#### Data in this exercise:
****************************************

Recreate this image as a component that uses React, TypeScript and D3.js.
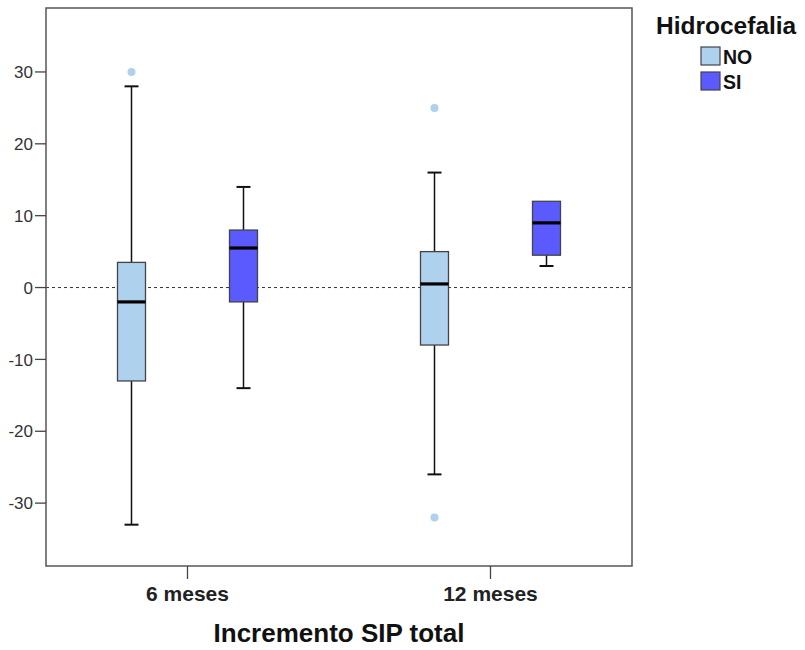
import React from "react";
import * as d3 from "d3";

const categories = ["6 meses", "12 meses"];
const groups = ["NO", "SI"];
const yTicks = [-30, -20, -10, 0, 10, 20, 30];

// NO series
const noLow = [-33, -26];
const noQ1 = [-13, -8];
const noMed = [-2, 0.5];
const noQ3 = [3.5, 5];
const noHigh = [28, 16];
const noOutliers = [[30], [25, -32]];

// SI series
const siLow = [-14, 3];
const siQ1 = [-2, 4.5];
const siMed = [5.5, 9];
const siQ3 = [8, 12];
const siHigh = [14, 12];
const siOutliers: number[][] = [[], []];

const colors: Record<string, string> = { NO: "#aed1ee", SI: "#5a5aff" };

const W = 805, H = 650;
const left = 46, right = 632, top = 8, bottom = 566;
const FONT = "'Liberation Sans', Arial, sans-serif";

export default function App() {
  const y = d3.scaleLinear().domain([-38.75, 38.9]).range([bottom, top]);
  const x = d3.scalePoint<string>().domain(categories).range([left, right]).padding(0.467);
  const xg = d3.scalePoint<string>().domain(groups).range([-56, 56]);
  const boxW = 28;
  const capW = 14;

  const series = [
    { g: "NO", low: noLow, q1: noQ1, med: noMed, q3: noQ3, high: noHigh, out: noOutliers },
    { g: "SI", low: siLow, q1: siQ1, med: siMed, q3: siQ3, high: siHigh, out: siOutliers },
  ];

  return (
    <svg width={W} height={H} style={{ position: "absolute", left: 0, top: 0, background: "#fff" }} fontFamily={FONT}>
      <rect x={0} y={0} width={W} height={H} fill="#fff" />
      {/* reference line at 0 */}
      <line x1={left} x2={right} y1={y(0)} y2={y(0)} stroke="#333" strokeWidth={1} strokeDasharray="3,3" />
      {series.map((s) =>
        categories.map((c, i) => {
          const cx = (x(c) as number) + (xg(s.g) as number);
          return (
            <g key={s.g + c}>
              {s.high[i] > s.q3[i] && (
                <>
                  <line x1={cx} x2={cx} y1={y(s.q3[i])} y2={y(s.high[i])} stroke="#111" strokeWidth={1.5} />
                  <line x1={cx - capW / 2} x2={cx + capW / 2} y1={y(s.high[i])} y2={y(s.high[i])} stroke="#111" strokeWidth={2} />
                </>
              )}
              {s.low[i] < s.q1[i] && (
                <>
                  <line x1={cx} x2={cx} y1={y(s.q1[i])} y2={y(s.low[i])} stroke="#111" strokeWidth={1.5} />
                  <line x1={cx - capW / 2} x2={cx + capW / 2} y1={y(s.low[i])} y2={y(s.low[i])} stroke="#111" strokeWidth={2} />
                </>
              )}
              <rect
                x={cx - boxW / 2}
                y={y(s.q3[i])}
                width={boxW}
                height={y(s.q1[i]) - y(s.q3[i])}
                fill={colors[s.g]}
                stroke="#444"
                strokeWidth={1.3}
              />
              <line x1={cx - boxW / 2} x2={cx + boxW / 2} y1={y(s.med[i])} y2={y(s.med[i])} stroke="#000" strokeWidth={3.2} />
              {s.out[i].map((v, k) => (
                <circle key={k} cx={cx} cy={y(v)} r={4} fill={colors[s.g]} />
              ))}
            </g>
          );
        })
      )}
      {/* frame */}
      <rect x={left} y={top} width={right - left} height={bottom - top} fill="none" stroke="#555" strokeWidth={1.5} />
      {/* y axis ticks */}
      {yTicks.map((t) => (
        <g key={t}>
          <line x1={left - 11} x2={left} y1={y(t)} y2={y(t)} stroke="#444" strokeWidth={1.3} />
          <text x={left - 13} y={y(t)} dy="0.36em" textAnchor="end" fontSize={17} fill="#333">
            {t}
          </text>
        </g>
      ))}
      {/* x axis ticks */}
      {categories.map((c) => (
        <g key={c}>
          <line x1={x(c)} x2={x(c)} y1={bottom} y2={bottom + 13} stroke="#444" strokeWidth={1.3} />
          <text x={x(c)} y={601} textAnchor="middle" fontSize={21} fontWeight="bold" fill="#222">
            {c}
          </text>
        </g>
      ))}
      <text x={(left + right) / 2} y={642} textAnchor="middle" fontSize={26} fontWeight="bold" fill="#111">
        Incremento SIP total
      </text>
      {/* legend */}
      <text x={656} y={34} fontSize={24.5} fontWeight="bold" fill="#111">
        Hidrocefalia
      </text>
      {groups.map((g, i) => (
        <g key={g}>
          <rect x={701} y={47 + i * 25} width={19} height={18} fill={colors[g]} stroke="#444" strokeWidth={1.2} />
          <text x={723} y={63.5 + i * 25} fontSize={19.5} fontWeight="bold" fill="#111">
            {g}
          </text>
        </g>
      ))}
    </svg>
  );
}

****************************************

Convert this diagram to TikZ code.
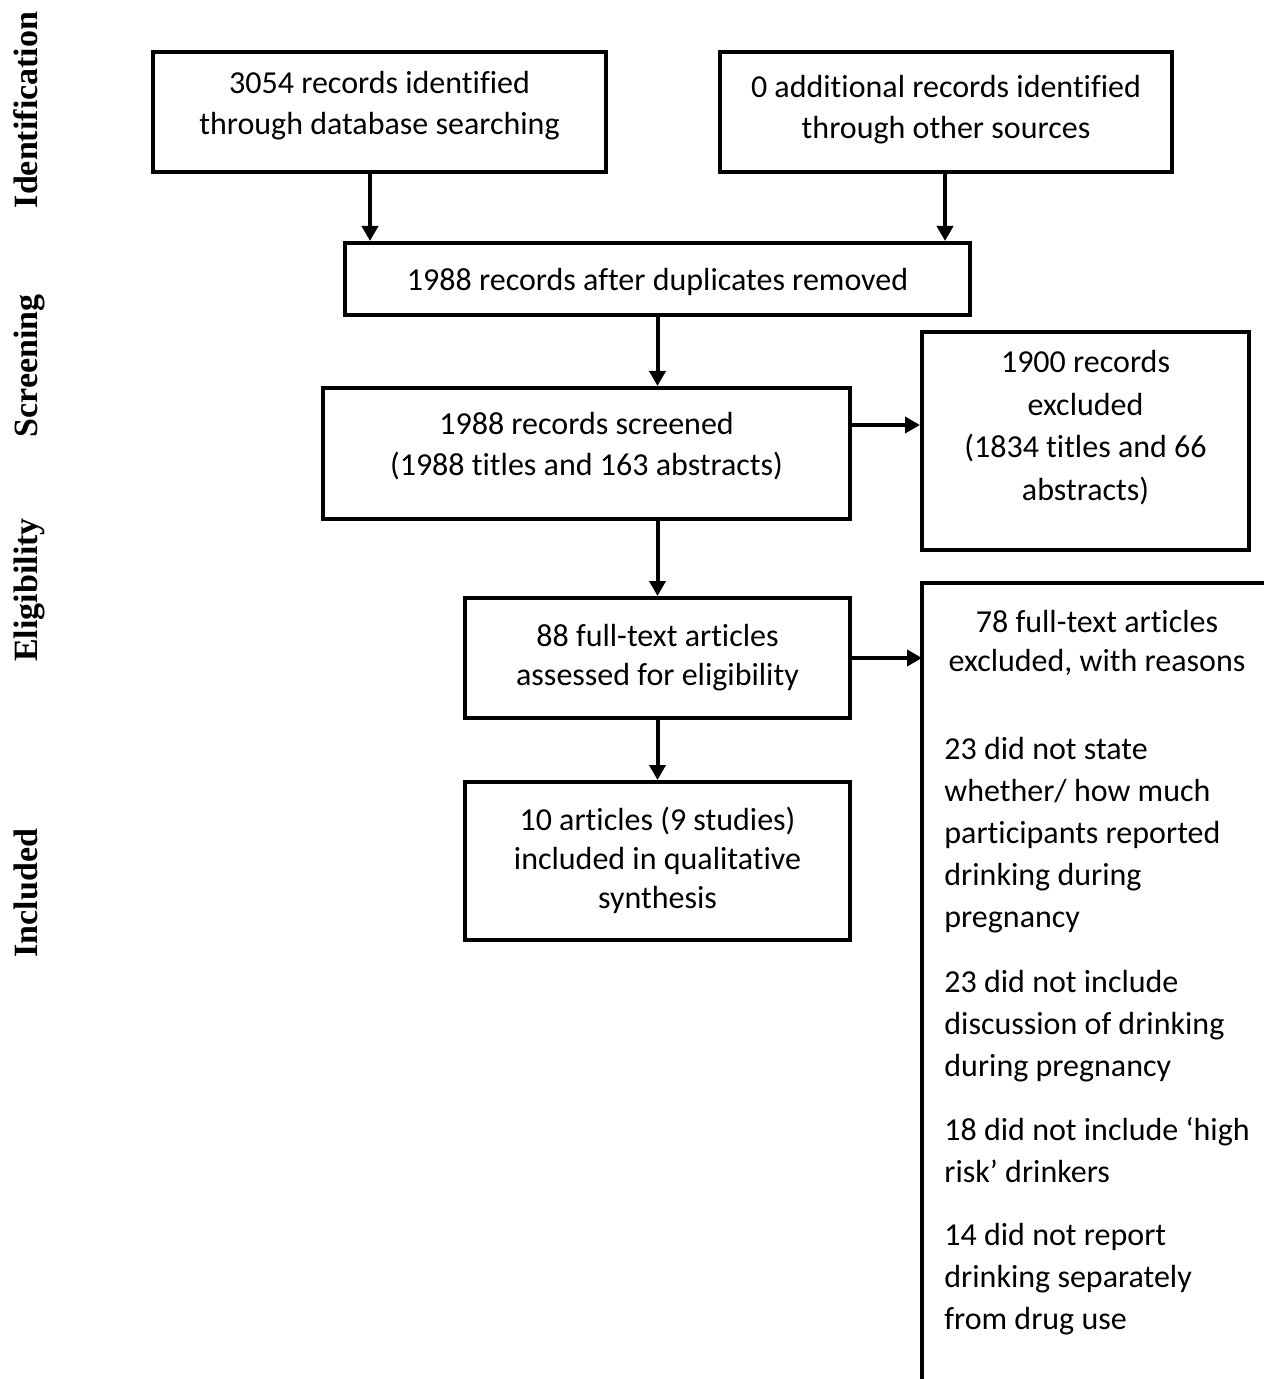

****************************************

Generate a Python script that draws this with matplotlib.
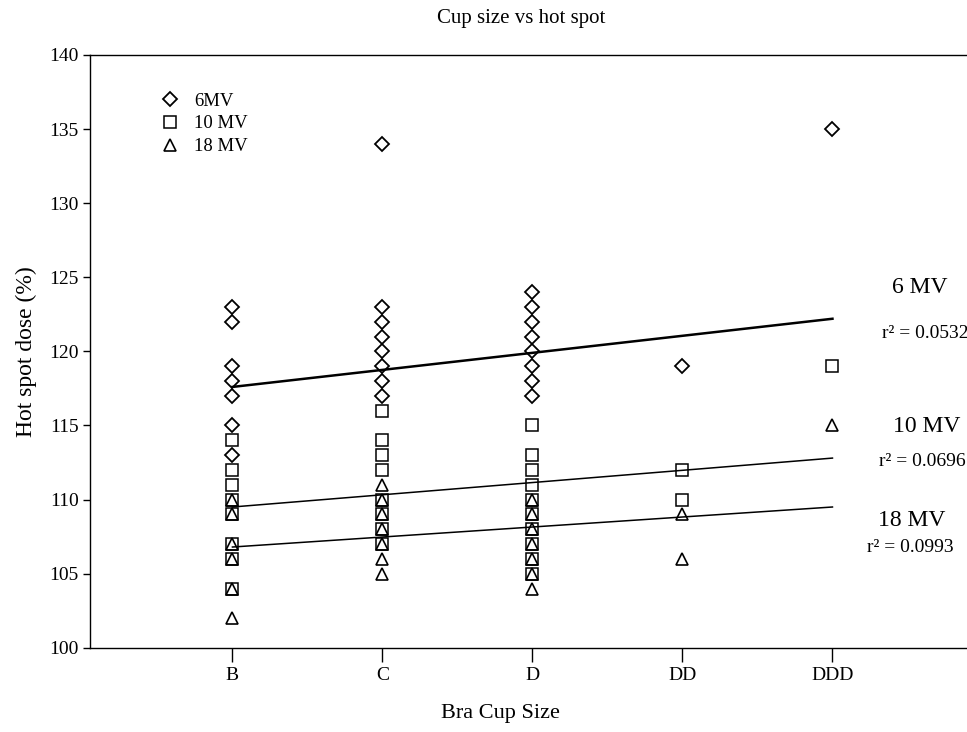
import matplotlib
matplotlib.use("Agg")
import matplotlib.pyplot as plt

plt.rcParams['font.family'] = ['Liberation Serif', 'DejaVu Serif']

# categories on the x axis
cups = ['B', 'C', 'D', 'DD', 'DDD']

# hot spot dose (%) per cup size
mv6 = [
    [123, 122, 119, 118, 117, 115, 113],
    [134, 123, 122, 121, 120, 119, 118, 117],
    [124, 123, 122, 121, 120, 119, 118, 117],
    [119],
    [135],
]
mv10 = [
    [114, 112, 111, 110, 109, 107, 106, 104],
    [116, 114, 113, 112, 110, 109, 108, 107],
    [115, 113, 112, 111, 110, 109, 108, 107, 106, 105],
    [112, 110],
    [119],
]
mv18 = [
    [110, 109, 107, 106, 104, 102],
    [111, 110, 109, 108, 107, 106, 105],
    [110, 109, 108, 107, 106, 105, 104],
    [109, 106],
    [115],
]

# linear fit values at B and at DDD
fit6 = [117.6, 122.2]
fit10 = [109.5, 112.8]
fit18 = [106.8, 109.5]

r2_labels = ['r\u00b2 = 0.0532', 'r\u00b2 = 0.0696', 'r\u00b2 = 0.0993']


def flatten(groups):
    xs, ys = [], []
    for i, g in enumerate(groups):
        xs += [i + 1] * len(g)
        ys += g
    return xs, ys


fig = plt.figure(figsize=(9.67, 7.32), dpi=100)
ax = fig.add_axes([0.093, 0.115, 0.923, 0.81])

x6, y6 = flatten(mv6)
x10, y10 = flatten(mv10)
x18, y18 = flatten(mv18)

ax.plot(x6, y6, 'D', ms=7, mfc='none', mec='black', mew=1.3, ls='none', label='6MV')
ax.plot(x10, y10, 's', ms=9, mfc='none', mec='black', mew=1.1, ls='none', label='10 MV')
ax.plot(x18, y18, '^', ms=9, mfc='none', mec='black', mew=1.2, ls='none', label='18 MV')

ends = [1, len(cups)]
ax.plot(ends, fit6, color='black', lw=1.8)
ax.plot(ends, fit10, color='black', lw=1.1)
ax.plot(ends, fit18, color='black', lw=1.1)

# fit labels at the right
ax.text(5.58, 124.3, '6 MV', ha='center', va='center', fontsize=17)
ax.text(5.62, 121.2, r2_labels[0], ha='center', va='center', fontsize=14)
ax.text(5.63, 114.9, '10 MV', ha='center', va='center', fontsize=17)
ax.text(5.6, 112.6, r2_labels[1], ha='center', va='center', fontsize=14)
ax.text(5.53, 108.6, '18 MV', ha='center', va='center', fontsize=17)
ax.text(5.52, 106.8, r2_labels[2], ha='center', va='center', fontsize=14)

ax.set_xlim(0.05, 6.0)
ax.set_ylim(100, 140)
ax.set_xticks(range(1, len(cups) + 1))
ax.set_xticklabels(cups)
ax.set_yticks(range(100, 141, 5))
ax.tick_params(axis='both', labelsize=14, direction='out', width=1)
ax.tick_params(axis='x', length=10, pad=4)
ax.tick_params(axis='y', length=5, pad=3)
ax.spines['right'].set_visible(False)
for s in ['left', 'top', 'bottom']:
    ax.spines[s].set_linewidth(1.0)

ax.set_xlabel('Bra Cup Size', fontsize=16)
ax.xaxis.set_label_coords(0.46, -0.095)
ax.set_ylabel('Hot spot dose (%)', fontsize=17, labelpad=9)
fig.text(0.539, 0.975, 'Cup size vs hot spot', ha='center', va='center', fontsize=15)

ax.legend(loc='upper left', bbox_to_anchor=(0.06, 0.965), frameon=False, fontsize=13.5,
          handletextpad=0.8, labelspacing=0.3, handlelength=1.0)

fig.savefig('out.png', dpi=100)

****************************************

#### What is required:
Go to the line that contains "Recreate this image" and copy from there down to the line that contains "const noOutliers = [[30], [25, -32]];", with both lines included. Pass over the pictures.

#### In response:
Recreate this image as a component that uses React, TypeScript and D3.js.
import React from "react";
import * as d3 from "d3";

const categories = ["6 meses", "12 meses"];
const groups = ["NO", "SI"];
const yTicks = [-30, -20, -10, 0, 10, 20, 30];

// NO series
const noLow = [-33, -26];
const noQ1 = [-13, -8];
const noMed = [-2, 0.5];
const noQ3 = [3.5, 5];
const noHigh = [28, 16];
const noOutliers = [[30], [25, -32]];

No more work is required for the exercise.